Wall Street thinks Twitter’s business is shrinking, and expects the company to report its first-ever year-over-year revenue decline when it releases earnings on Wednesday.
Analysts project that Twitter will bring in profits of one cent per share on revenue of $512 million for Q1. That’s about 14 percent less than the $595 million the company generated in revenue during the same quarter last year.
Twitter has reported year-over-year revenue growth every quarter since going public in late 2013, though that growth was just 1 percent in Q4.
Wall Street could be wrong, of course, but a shrinking business is bad news for Twitter, which already has user growth issues. (The issue being, the growth doesn’t exist.) If the company isn’t adding new users, that means it also isn’t growing its ad inventory, which is the easiest way to bring in more revenue.
Assuming that Wall Street’s expectations prove accurate, it will be interesting to hear how Twitter frames its slowing business. Last quarter, it started pushing a new growth story to investors, highlighting its daily active user engagement as an alternative to the monthly active user totals everyone usually focuses on.

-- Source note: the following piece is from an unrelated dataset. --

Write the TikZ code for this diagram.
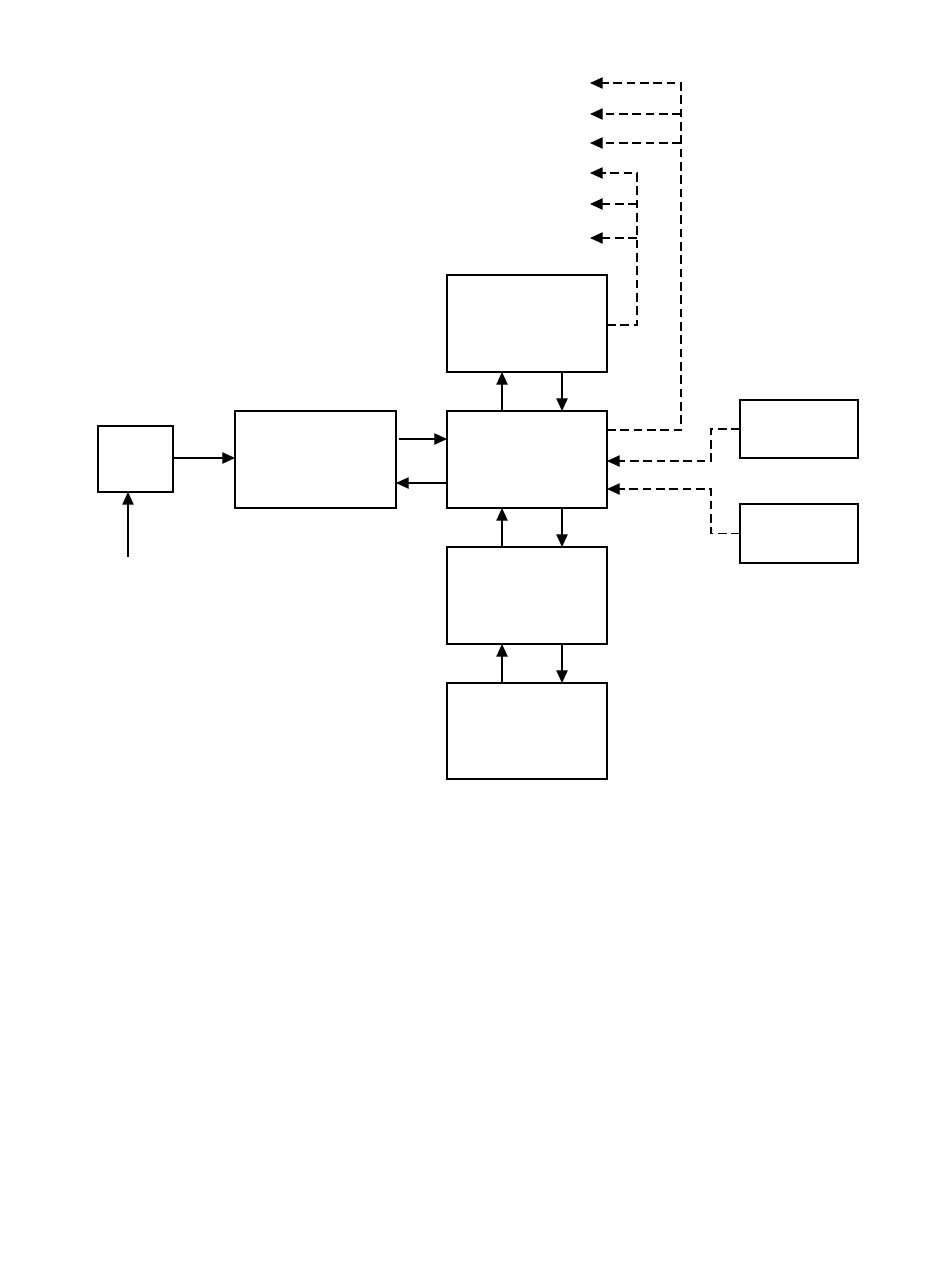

Revenue, though, isn’t really something you can reframe.
Twitter earnings may also generate more chatter about a possible takeover. The company explored sale options in the fall, but the price tag was too much for most suitors to stomach.
We estimated that Twitter could sell for somewhere around $18 billion last August, when the company was valued at $13 billion. Now, Twitter’s market cap is just $10.7 billion.
Twitter reports earnings on Wednesday, before the stock market opens.
This article originally appeared on Recode.net.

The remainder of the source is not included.